Der bekannteste künstliche Insulaner dieser Zeit bleibt Gauguin. Auch Imhof nimmt ihn exemplarisch auf, um aufzuzeigen, dass der künstlerisch vermittelte Insel-Mythos als Ort der ursprünglichen Unberührtheit und frei von gesellschaftlichen Hierarchien und Ökonomien in Gauguins Werk mehr über die westliche Moderne aussagt, als über Tahiti. Seine Kunst macht die Widersprüchlichkeit von Inselfantasien und die daraus resultierenden Konflikte besonders deutlich. Sie zeigen die enge Verflechtung mit der zeitgleichen kolonialen Expansion. Gauguins erste Tahiti-Reise wurde von den französischen Behörden finanziell unterstützt, seine Werke exotisiert.

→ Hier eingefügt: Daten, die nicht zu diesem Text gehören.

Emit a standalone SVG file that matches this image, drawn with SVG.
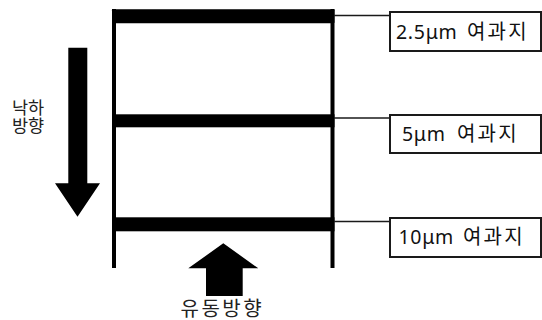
<svg xmlns="http://www.w3.org/2000/svg" width="542" height="320" viewBox="0 0 542 320">
<style>
.band{fill:#000}
.post{stroke:#000;stroke-width:4;fill:none}
.lead{stroke:#1a1a1a;stroke-width:1.5;fill:none}
.box{fill:#fff;stroke:#1a1a1a;stroke-width:2}
.lbl{font-family:"Noto Sans","Noto Sans CJK KR",sans-serif;font-size:19.5px;fill:#111;letter-spacing:0.7px}
.ko{font-family:"Noto Sans CJK KR","Noto Sans",sans-serif;font-size:20px;letter-spacing:2.2px}
.dir{font-family:"Noto Sans CJK KR","Noto Sans",sans-serif;fill:#222}
.arrow{fill:#000}
</style>
<rect width="542" height="320" fill="#fff"/>
<g id="column">
  <line class="post" x1="114" y1="9" x2="114" y2="268"/>
  <line class="post" x1="332.5" y1="9" x2="332.5" y2="268"/>
  <rect class="band" x="112" y="9.3" width="222.5" height="14" rx="1"/>
  <rect class="band" x="112" y="114.3" width="222.5" height="13"/>
  <rect class="band" x="112" y="217.3" width="222.5" height="14"/>
</g>
<g id="connectors">
  <line class="lead" x1="334" y1="15.5" x2="390" y2="15.5"/>
  <line class="lead" x1="334" y1="118" x2="390" y2="118"/>
  <line class="lead" x1="334" y1="221.5" x2="390" y2="221.5"/>
</g>
<g id="filter-2-5">
  <rect class="box" x="390" y="12" width="151" height="39"/>
  <text class="lbl" y="39"><tspan x="396">2.5μm </tspan><tspan class="ko" x="467">여과지</tspan></text>
</g>
<g id="filter-5">
  <rect class="box" x="390" y="115" width="151" height="38"/>
  <text class="lbl" y="141"><tspan x="402">5μm </tspan><tspan class="ko" x="457">여과지</tspan></text>
</g>
<g id="filter-10">
  <rect class="box" x="390" y="218" width="151" height="39"/>
  <text class="lbl" y="244"><tspan x="398.5">10μm </tspan><tspan class="ko" x="463">여과지</tspan></text>
</g>
<g id="fall-direction">
  <polygon class="arrow" points="68.3,47.7 87.3,47.7 87.3,183.3 100,183.3 77.5,216.7 55,183.3 68.3,183.3"/>
  <text class="dir" font-size="17.5"><tspan x="12" y="114">낙하</tspan><tspan x="12" y="132">방향</tspan></text>
</g>
<g id="flow-direction">
  <polygon class="arrow" points="223.3,243.3 258.3,268.3 242.7,268.3 242.7,296 206,296 206,268.3 188.3,268.3"/>
  <text class="dir" font-size="20" letter-spacing="2.5" x="180.5" y="315.5">유동방향</text>
</g>
</svg>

Das sind Aspekte die derzeit viel Aufmerksamkeit bekommen und im Zuge des postkolonialen Diskurses nach und nach aufgearbeitet werden. Gerade Gauguins Oeuvre wurde unter anderen im Rahmen des Ausstellungsprojektes Museum Global letzten Sommer im Hamburger Bahnhof – Museum für Gegenwart, Berlin unter feministischen, und postkolonialen Bezugspunkten kritisiert und neu kontextualisiert. Die Geschichtsschreibung der Kunst soll gerade nicht mehr die Beobachtung des „Anderen“, sondern der Vielen zum Fokus erheben. Inseln sind aus dieser zeitgenössischen Perspektive nicht mehr isolierte Orte, sondern Archipele von verbundenen, sich gegenseitig beeinflussenden Einheiten.
Dieser Ansatz klingt vielversprechend, doch die derzeitigen politischen Insel-Fantasien sehen anders aus. Die Welt scheint zwischen Isolation und Konnektivität zu verharren.
Während postkoloniale Debatten Prozesse der längst überfälligen Restitution von Kunstwerken und ethnologischen Objekten anstoßen und globale Resonanzen statt nationaler Kunstgeschichte in den Vordergrund stellen, werden gleichzeitig nationale Grenzen gezogen, betont und verteidigt. Auch wenn das Ausreißen auf unbekannte, abgelegene Inseln zwecks Isolation und Reflexion der eigenen gesellschaftlichen Normen in Zeiten von Google Earth lächerlich wirkt und Isolation und Unberührtheit seit Langem Fiktion sind – der Wille zur Isolation erfährt eine Renaissance. Doch statt nach fernem, unbekannten Land Ausschau zu halten, scheint die Insel auf neue Art und Weise attraktiv zu werden. Die exotischste Form der Isolierung in Zeiten der stetigen Vernetzung und zunehmender Globalisierung ist das Zu-Hause-Bleiben. Die Heimat, nicht die Ferne, ist das neue Insel-Ideal.
Fragt man sich, was diese neue Form der Isolation uns verspricht, stößt man allerdings auf dasselbe Motiv, das bereits zu Kolonialzeiten dominierte. Denn wie auch zu Gauguins Zeiten zeigt sich, dass der Wunsch nach Isolation mehr über die Gesellschaft des Flüchtenden, als über das Insel-Dasein selbst aussagt. Ob durch Tourismus, politische oder gesellschaftliche Isolation – Das Insel-Ideal verspricht Übersichtlichkeit und einfache Lösungen in einer immer komplexer werdenden Welt. Doch Mythos bleibt Mythos. Die Insel-Fantasie bleibt eine realitätsdeformierende Illusion. Zum Tagträumen, Beobachten der eigenen Gesellschaft oder der temporären Erholung mag diese Art der Realitätsverdopplung funktionieren, doch als politische Strategie bleibt sie fraglich.